Abstract
THESE Essays, written nearly a century ago, seem to have been intended chiefly as an answer to the doctrines of those French philosophers who maintained that animals were merely animated machines, or, as it was expressed by Buffon, that “the animal is a purely material being, which neither thinks nor reflects, but which nevertheless acts,” and that “the determining principle of the animal's actions proceeds from a purely mechanical influence, absolutely dependent upon its organisation.” Our author, on the contrary, maintains that the mental faculties of animals are strictly comparable with those of man; that they remember, combine, and reflect; that they are capable of self-improvement; and even that they possess a true language fully adapted to their needs.
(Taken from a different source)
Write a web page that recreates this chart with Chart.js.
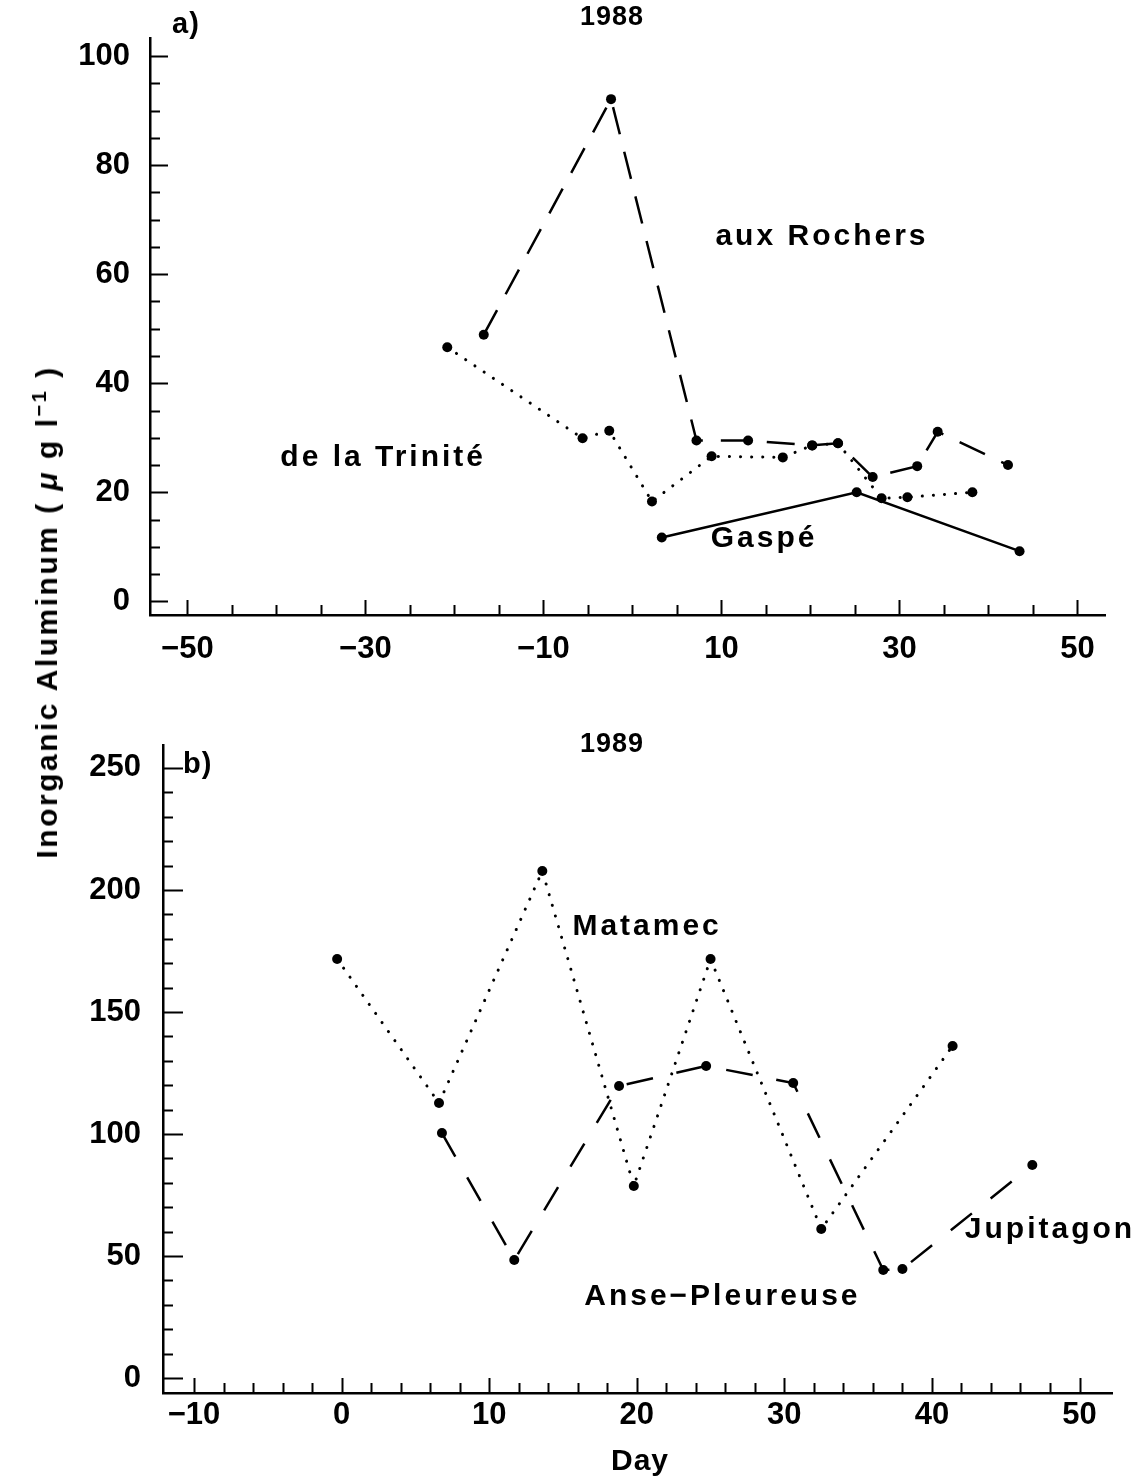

To support his views be gives what we may term a generalised life history of several animals, such as the wolf, fox, stag, fallow-deer, and roebuck, which his position of Ranger of Versailles and Marly gave him ample opportunities of studying. The chief fault of these interesting sketches is, that they detail hardly any of the special observation on which the generalised statements are founded. We are, therefore, unable to tell how much is fact and how much inference; and, what is probably the result of careful life-long observation fails to produce that effect of reality which a more direct narrative style would have given to it. In a few cases, however, he gives us actual observations; as when he proves that animals can count, by stating the fact that in order to destroy crows, which were destructive to game, a hut was made at the foot of a tree where there was a nest, in order to shoot the old birds when they returned to their young. It was found, however, that after the first time the man was always watched into the hut, and the crows would not return till he had left it or till night. To deceive them two men went to the door of the watch-house, one entering and the other passing on, but the crows would not come. The next day three went and two passed on, but still with no effect; and it was not till five or six went and all but one passed on, that they were deceived, being unable to count so many.
The Intelligence and Perfectibility of Animals from a Philosophic Point of View. With a few Letters on Man.
By Charles Georges Leroy, partly under the pseudonym of “The Naturalist of Nuremberg.” (London: Chapman and Hall, 1870.)